> [Exercise prompt]: Transcribe the material verbatim in full; the pictures do not belong in the copy.

........

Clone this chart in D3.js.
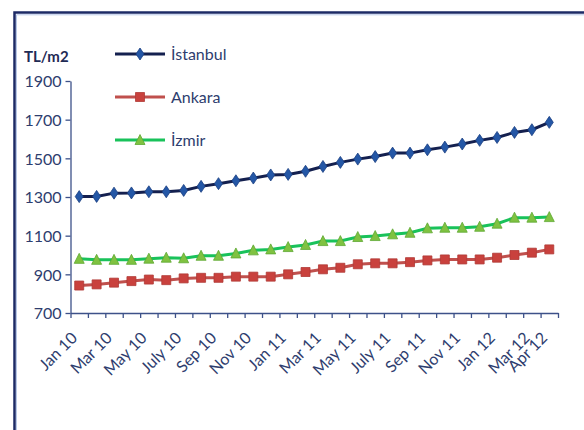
<!DOCTYPE html>
<html><head><meta charset="utf-8">
<script src="https://cdn.jsdelivr.net/npm/d3@7"></script>
<style>
html,body{margin:0;padding:0;background:#fff;}
svg{display:block;}
text{font-family:Lato,"Open Sans",sans-serif;}
</style></head>
<body><svg id="c" width="584" height="430"></svg>
<script>
const categories = ["Jan 10","Feb 10","Mar 10","Apr 10","May 10","June 10","July 10","Aug 10","Sep 10","Oct 10","Nov 10","Dec 10",
  "Jan 11","Feb 11","Mar 11","Apr 11","May 11","June 11","July 11","Aug 11","Sep 11","Oct 11","Nov 11","Dec 11",
  "Jan 12","Feb 12","Mar 12","Apr 12"];
const shownLabels = ["Jan 10","Mar 10","May 10","July 10","Sep 10","Nov 10","Jan 11","Mar 11","May 11","July 11","Sep 11","Nov 11","Jan 12","Mar 12","Apr 12"];
const istanbul = [1302,1303,1320,1321,1327,1327,1334,1355,1369,1384,1398,1414,1417,1433,1458,1479,1496,1509,1527,1527,1544,1558,1574,1593,1608,1634,1648,1686];
const ankara   = [842,848,857,865,873,870,879,882,882,888,888,888,900,912,926,934,952,957,957,963,972,977,977,977,986,1000,1012,1029];
const izmir    = [980,975,975,975,981,986,983,996,996,1008,1024,1029,1041,1052,1072,1072,1093,1098,1107,1115,1138,1141,1141,1146,1162,1193,1193,1196];
const yTicks = [700,900,1100,1300,1500,1700,1900];
const seriesNames = ["İstanbul","Ankara","İzmir"];

const svg = d3.select("#c");
// frame
svg.append("rect").attr("x",14.5).attr("y",12.5).attr("width",620).attr("height",460)
  .attr("fill","none").attr("stroke","#1c2a66").attr("stroke-width",2.5);
svg.append("path").attr("d","M16.5,640V14.8H640").attr("fill","none").attr("stroke","#b8c8e8").attr("stroke-width",1);

const L=70.5, R=558, T=81, B=313;
const x = d3.scaleBand().domain(categories).range([L,R]).padding(0);
const y = d3.scaleLinear().domain([700,1900]).range([B,T]);
const xEdge = d3.scaleLinear().domain([0,categories.length]).range([L,R]);
const axisCol = "#3d5189";
const textCol = "#2e3d6e";

// y axis
const ya = svg.append("g").attr("transform",`translate(${L},0)`)
  .call(d3.axisLeft(y).tickValues(yTicks).tickSize(5).tickSizeOuter(0).tickFormat(d3.format("d")));
ya.select(".domain").attr("stroke",axisCol).attr("stroke-width",1.3);
ya.selectAll(".tick line").attr("stroke",axisCol).attr("stroke-width",1.3);
ya.selectAll(".tick text").attr("fill",textCol).attr("font-size",16).attr("x",-9).attr("dy","0.36em");

// x axis ticks at category edges
const xa = svg.append("g").attr("transform",`translate(0,${B})`)
  .call(d3.axisBottom(xEdge).tickValues(d3.range(categories.length+1)).tickSize(5).tickSizeOuter(0).tickFormat(""));
xa.select(".domain").attr("stroke",axisCol).attr("stroke-width",1.3);
xa.selectAll(".tick line").attr("stroke",axisCol).attr("stroke-width",1.3);

// x labels
const xl = svg.append("g").attr("transform",`translate(0,${B})`)
  .call(d3.axisBottom(x).tickValues(shownLabels).tickSize(0));
xl.select(".domain").remove();
xl.selectAll(".tick text").attr("fill",textCol).attr("font-size",16)
  .attr("text-anchor","end").attr("dy",0).attr("y",0)
  .attr("transform","translate(-1,26) rotate(-45)");

// axis title
svg.append("text").attr("x",24).attr("y",62).attr("font-size",15).attr("font-weight","bold")
  .attr("fill","#1f2b55").text("TL/m2");

const cx = (d,i)=> x(categories[i]) + x.bandwidth()/2;
const line = d3.line().x(cx).y(d=>y(d));

const series = [
  {name:seriesNames[0], data:istanbul, line:"#14204f", fill:"#2457a6", stroke:"#1b3f82", shape:"diamond"},
  {name:seriesNames[1], data:ankara, line:"#c0504d", fill:"#c9413d", stroke:"#b03a36", shape:"square"},
  {name:seriesNames[2], data:izmir, line:"#19c25a", fill:"#7fc241", stroke:"#5ea832", shape:"triangle"}
];
function markerPath(shape){
  if(shape==="diamond") return "M0,-6L4,0L0,6L-4,0Z";
  if(shape==="square") return "M-4.5,-4.5H4.5V4.5H-4.5Z";
  return "M0,-5.5L5,4.5H-5Z";
}
series.forEach(s=>{
  svg.append("path").datum(s.data).attr("d",line).attr("fill","none")
    .attr("stroke",s.line).attr("stroke-width",3);
  svg.append("g").selectAll("path").data(s.data).join("path")
    .attr("d",markerPath(s.shape))
    .attr("transform",(d,i)=>`translate(${cx(d,i)},${y(d)})`)
    .attr("fill",s.fill).attr("stroke",s.stroke).attr("stroke-width",0.8);
});

// legend
const lg = svg.append("g");
series.forEach((s,i)=>{
  const ly = 54 + i*43;
  lg.append("line").attr("x1",115).attr("x2",165).attr("y1",ly).attr("y2",ly)
    .attr("stroke",s.line).attr("stroke-width",3);
  lg.append("path").attr("d",markerPath(s.shape)).attr("transform",`translate(140,${ly})`)
    .attr("fill",s.fill).attr("stroke",s.stroke).attr("stroke-width",0.8);
  lg.append("text").attr("x",171).attr("y",ly).attr("dy","0.36em").attr("font-size",16)
    .attr("fill",textCol).text(s.name);
});
</script></body></html>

........

> [Result below]:
Clone this chart in D3.js.
<!DOCTYPE html>
<html><head><meta charset="utf-8">
<script src="https://cdn.jsdelivr.net/npm/d3@7"></script>
<style>
html,body{margin:0;padding:0;background:#fff;}
svg{display:block;}
text{font-family:Lato,"Open Sans",sans-serif;}
</style></head>
<body><svg id="c" width="584" height="430"></svg>
<script>
const categories = ["Jan 10","Feb 10","Mar 10","Apr 10","May 10","June 10","July 10","Aug 10","Sep 10","Oct 10","Nov 10","Dec 10",
  "Jan 11","Feb 11","Mar 11","Apr 11","May 11","June 11","July 11","Aug 11","Sep 11","Oct 11","Nov 11","Dec 11",
  "Jan 12","Feb 12","Mar 12","Apr 12"];
const shownLabels = ["Jan 10","Mar 10","May 10","July 10","Sep 10","Nov 10","Jan 11","Mar 11","May 11","July 11","Sep 11","Nov 11","Jan 12","Mar 12","Apr 12"];
const istanbul = [1302,1303,1320,1321,1327,1327,1334,1355,1369,1384,1398,1414,1417,1433,1458,1479,1496,1509,1527,1527,1544,1558,1574,1593,1608,1634,1648,1686];
const ankara   = [842,848,857,865,873,870,879,882,882,888,888,888,900,912,926,934,952,957,957,963,972,977,977,977,986,1000,1012,1029];
const izmir    = [980,975,975,975,981,986,983,996,996,1008,1024,1029,1041,1052,1072,1072,1093,1098,1107,1115,1138,1141,1141,1146,1162,1193,1193,1196];
const yTicks = [700,900,1100,1300,1500,1700,1900];
const seriesNames = ["İstanbul","Ankara","İzmir"];

const svg = d3.select("#c");
// frame
svg.append("rect").attr("x",14.5).attr("y",12.5).attr("width",620).attr("height",460)
  .attr("fill","none").attr("stroke","#1c2a66").attr("stroke-width",2.5);
svg.append("path").attr("d","M16.5,640V14.8H640").attr("fill","none").attr("stroke","#b8c8e8").attr("stroke-width",1);

const L=70.5, R=558, T=81, B=313;
const x = d3.scaleBand().domain(categories).range([L,R]).padding(0);
const y = d3.scaleLinear().domain([700,1900]).range([B,T]);
const xEdge = d3.scaleLinear().domain([0,categories.length]).range([L,R]);
const axisCol = "#3d5189";
const textCol = "#2e3d6e";

// y axis
const ya = svg.append("g").attr("transform",`translate(${L},0)`)
  .call(d3.axisLeft(y).tickValues(yTicks).tickSize(5).tickSizeOuter(0).tickFormat(d3.format("d")));
ya.select(".domain").attr("stroke",axisCol).attr("stroke-width",1.3);
ya.selectAll(".tick line").attr("stroke",axisCol).attr("stroke-width",1.3);
ya.selectAll(".tick text").attr("fill",textCol).attr("font-size",16).attr("x",-9).attr("dy","0.36em");

// x axis ticks at category edges
const xa = svg.append("g").attr("transform",`translate(0,${B})`)
  .call(d3.axisBottom(xEdge).tickValues(d3.range(categories.length+1)).tickSize(5).tickSizeOuter(0).tickFormat(""));
xa.select(".domain").attr("stroke",axisCol).attr("stroke-width",1.3);
xa.selectAll(".tick line").attr("stroke",axisCol).attr("stroke-width",1.3);

// x labels
const xl = svg.append("g").attr("transform",`translate(0,${B})`)
  .call(d3.axisBottom(x).tickValues(shownLabels).tickSize(0));
xl.select(".domain").remove();
xl.selectAll(".tick text").attr("fill",textCol).attr("font-size",16)
  .attr("text-anchor","end").attr("dy",0).attr("y",0)
  .attr("transform","translate(-1,26) rotate(-45)");

// axis title
svg.append("text").attr("x",24).attr("y",62).attr("font-size",15).attr("font-weight","bold")
  .attr("fill","#1f2b55").text("TL/m2");

const cx = (d,i)=> x(categories[i]) + x.bandwidth()/2;
const line = d3.line().x(cx).y(d=>y(d));

const series = [
  {name:seriesNames[0], data:istanbul, line:"#14204f", fill:"#2457a6", stroke:"#1b3f82", shape:"diamond"},
  {name:seriesNames[1], data:ankara, line:"#c0504d", fill:"#c9413d", stroke:"#b03a36", shape:"square"},
  {name:seriesNames[2], data:izmir, line:"#19c25a", fill:"#7fc241", stroke:"#5ea832", shape:"triangle"}
];
function markerPath(shape){
  if(shape==="diamond") return "M0,-6L4,0L0,6L-4,0Z";
  if(shape==="square") return "M-4.5,-4.5H4.5V4.5H-4.5Z";
  return "M0,-5.5L5,4.5H-5Z";
}
series.forEach(s=>{
  svg.append("path").datum(s.data).attr("d",line).attr("fill","none")
    .attr("stroke",s.line).attr("stroke-width",3);
  svg.append("g").selectAll("path").data(s.data).join("path")
    .attr("d",markerPath(s.shape))
    .attr("transform",(d,i)=>`translate(${cx(d,i)},${y(d)})`)
    .attr("fill",s.fill).attr("stroke",s.stroke).attr("stroke-width",0.8);
});

// legend
const lg = svg.append("g");
series.forEach((s,i)=>{
  const ly = 54 + i*43;
  lg.append("line").attr("x1",115).attr("x2",165).attr("y1",ly).attr("y2",ly)
    .attr("stroke",s.line).attr("stroke-width",3);
  lg.append("path").attr("d",markerPath(s.shape)).attr("transform",`translate(140,${ly})`)
    .attr("fill",s.fill).attr("stroke",s.stroke).attr("stroke-width",0.8);
  lg.append("text").attr("x",171).attr("y",ly).attr("dy","0.36em").attr("font-size",16)
    .attr("fill",textCol).text(s.name);
});
</script></body></html>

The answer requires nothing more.